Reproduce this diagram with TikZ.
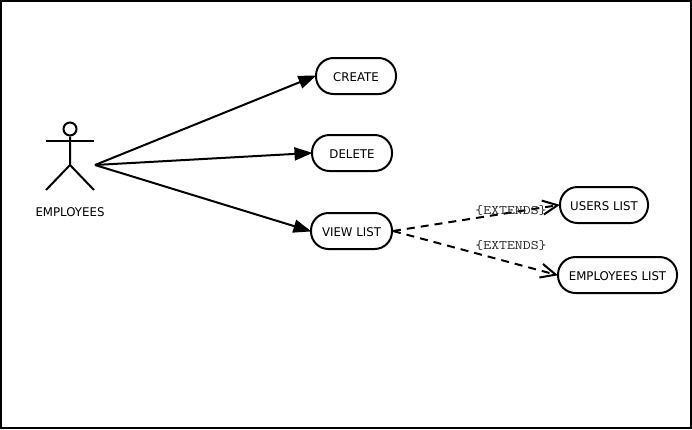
\documentclass[tikz,border=0pt]{standalone}
\usepackage{fontspec}
\setmainfont[FakeStretch=0.98]{DejaVu Sans}
\setmonofont[FakeStretch=1.18]{Latin Modern Mono}
\usetikzlibrary{arrows.meta}
\tikzset{
  usecase/.style={draw=black,line width=2pt,rounded corners=17.5pt,fill=white,inner sep=0pt,minimum height=36pt,text=black,font=\fontsize{12}{14}\selectfont,text height=11pt,text depth=0pt},
  assoc/.style={line width=2pt,shorten >=-1.5pt,-{Triangle[length=18pt,width=13pt]}},
  ext/.style={line width=2pt,dash pattern=on 8pt off 6pt,shorten >=-1pt,-{Straight Barb[length=15pt,width=14pt,line width=2pt]}},
  stick/.style={line width=2pt,line cap=butt},
  lbl/.style={font=\fontsize{12}{14}\selectfont,inner sep=0pt},
  extlbl/.style={font=\ttfamily\fontsize{13}{15}\selectfont,inner sep=0pt,text=black!85}
}
\begin{document}
\begin{tikzpicture}[x=1pt,y=-1pt]
\useasboundingbox (0,0) rectangle (692,429);
\draw[line width=2pt] (1,1) rectangle (691,428);
\node[draw,circle,line width=2pt,minimum size=13pt,inner sep=0pt] (head) at (70,129) {};
\coordinate (hip) at (70,165);
\coordinate (larm) at (46,141);
\coordinate (rarm) at (94,141);
\coordinate (lfoot) at (46,190);
\coordinate (rfoot) at (94,190);
\coordinate (actor) at (95,165);
\draw[stick] (head.south) -- (hip) -- (lfoot);
\draw[stick] (hip) -- (rfoot);
\draw[stick] (larm) -- (rarm);
\node[lbl] (emp) at (70,212) {EMPLOYEES};
\node[usecase,minimum width=80pt] (create) at (356,76) {CREATE};
\node[usecase,minimum width=80pt] (delete) at (352,153) {DELETE};
\node[usecase,minimum width=81pt] (view) at (351.5,231) {VIEW LIST};
\node[usecase,minimum width=88pt] (users) at (604,205) {USERS LIST};
\node[usecase,minimum width=119pt] (emplist) at (617.5,275) {EMPLOYEES LIST};
\draw[assoc] (actor) -- (create.west);
\draw[assoc] (actor) -- (delete.west);
\draw[assoc] (actor) -- (view.west);
\draw[ext] (view.east) -- (users.west);
\draw[ext] (view.east) -- (emplist.west);
\node[extlbl] (e1) at (511,211) {\{EXTENDS\}};
\node[extlbl] (e2) at (511,246) {\{EXTENDS\}};
\end{tikzpicture}
\end{document}
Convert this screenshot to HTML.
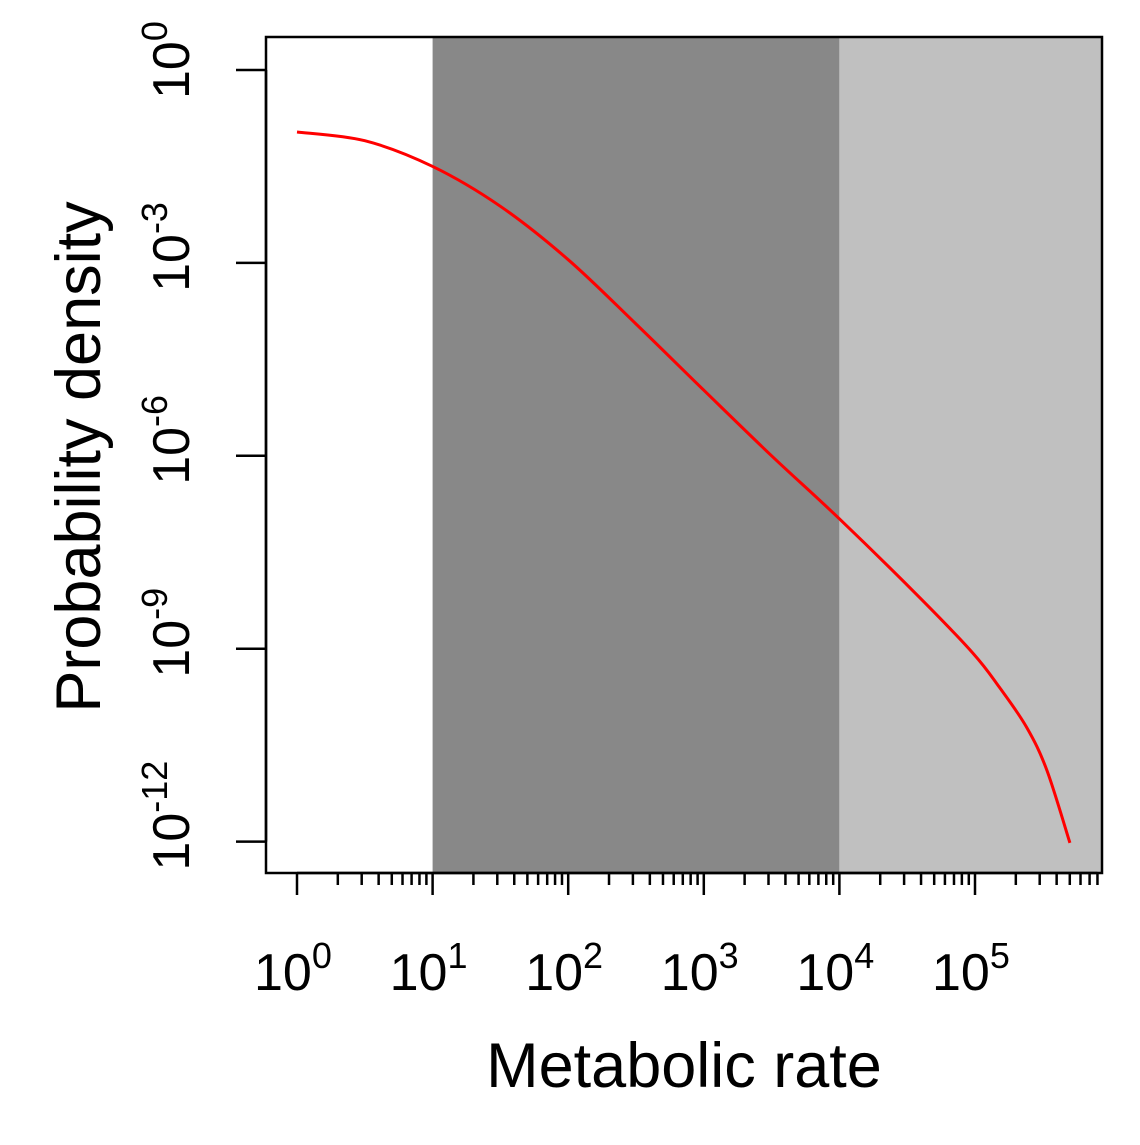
<!DOCTYPE html>
<html><head><meta charset="utf-8"><style>
body{margin:0;background:#fff}
svg text{font-family:"Liberation Sans",Arial,sans-serif;fill:#000}
</style></head><body>
<svg id="chart" width="1140" height="1140" xmlns="http://www.w3.org/2000/svg"></svg>
<script>
// data (log10 values)
const curveLogX = [0, 0.5, 1, 1.5, 2, 2.5, 3, 3.5, 4.0, 4.59, 4.985, 5.18, 5.38, 5.53, 5.70];
const curveLogY = [-0.964, -1.1, -1.5, -2.12, -2.95, -3.95, -4.98, -6.0, -6.98, -8.2, -9.07, -9.6, -10.22, -10.89, -12.02];
const xTickExps = [0, 1, 2, 3, 4, 5];
const yTickExps = [0, -3, -6, -9, -12];
const regionBounds = [1, 4]; // log10 bounds of shaded regions

const NS = "http://www.w3.org/2000/svg";
const svg = document.getElementById('chart');
const L = 266, R = 1102, T = 37, B = 873;
const xs = v => 297 + v * 135.6;
const ys = v => 70 - v * 64.3;
function mk(tag, attrs, parent) {
  const e = document.createElementNS(NS, tag);
  for (const k in attrs) e.setAttribute(k, attrs[k]);
  (parent || svg).appendChild(e);
  return e;
}
let r1 = mk('rect', {x: xs(regionBounds[0]), y: T, width: xs(regionBounds[1]) - xs(regionBounds[0]), height: B - T, fill: '#888888'});


let r2 = mk('rect', {x: xs(regionBounds[1]), y: T, width: R - xs(regionBounds[1]), height: B - T, fill: '#c0c0c0'});


const P = curveLogX.map((v, i) => [xs(v), ys(curveLogY[i])]);
let d = 'M' + P[0][0] + ',' + P[0][1];
for (let i = 0; i < P.length - 1; i++) {
  const p0 = P[Math.max(0, i - 1)], p1 = P[i], p2 = P[i + 1], p3 = P[Math.min(P.length - 1, i + 2)];
  const c1 = [p1[0] + (p2[0] - p0[0]) / 6, p1[1] + (p2[1] - p0[1]) / 6];
  const c2 = [p2[0] - (p3[0] - p1[0]) / 6, p2[1] - (p3[1] - p1[1]) / 6];
  d += ' C' + c1.join(',') + ' ' + c2.join(',') + ' ' + p2.join(',');
}
let path = mk('path', {d: d, fill: 'none', stroke: '#ff0000', 'stroke-width': 3, 'stroke-linejoin': 'round'});


let box = mk('rect', {x: L, y: T, width: R - L, height: B - T, fill: 'none', stroke: '#000', 'stroke-width': 2.5});


for (let e = 0; e <= 5; e++) {
  for (let m = 1; m <= 9; m++) {
    const px = xs(e + Math.log10(m));
    if (px > R) continue;
    const len = m === 1 ? 22 : 12;
    let t = mk('line', {x1: px, x2: px, y1: B, y2: B + len, stroke: '#000', 'stroke-width': 2.5});
    
    
  }
}
let xl = mk('line', {x1: xs(0), x2: xs(5 + Math.log10(8)), y1: B, y2: B, stroke: '#000', 'stroke-width': 2.5});


xTickExps.forEach(e => {
  let t = mk('text', {x: xs(e) - 43, y: 990, 'font-size': 52});
  
  
  t.innerHTML = '10<tspan dy="-22" font-size="36">' + e + '</tspan>';
});
let yl = mk('line', {x1: L, x2: L, y1: ys(0), y2: ys(-12), stroke: '#000', 'stroke-width': 2.5});


yTickExps.forEach(e => {
  let t = mk('line', {x1: L - 30, x2: L, y1: ys(e), y2: ys(e), stroke: '#000', 'stroke-width': 2.5});
  
  
  let lb = mk('text', {x: 0, y: 0, 'font-size': 52, transform: 'translate(189,' + (ys(e) + 29) + ') rotate(-90)'});
  
  
  lb.innerHTML = '10<tspan dy="-22" font-size="36">' + e + '</tspan>';
});
let xt = mk('text', {x: 684, y: 1087, 'font-size': 63, 'text-anchor': 'middle'});


xt.textContent = 'Metabolic rate';
let yt = mk('text', {x: 0, y: 0, 'font-size': 63, 'text-anchor': 'middle', transform: 'translate(100,457) rotate(-90)'});


yt.textContent = 'Probability density';
</script>
</body></html>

Objective
Check every line of the material for the string "this" and give the number of lines that have it, without anything else.

The solution
2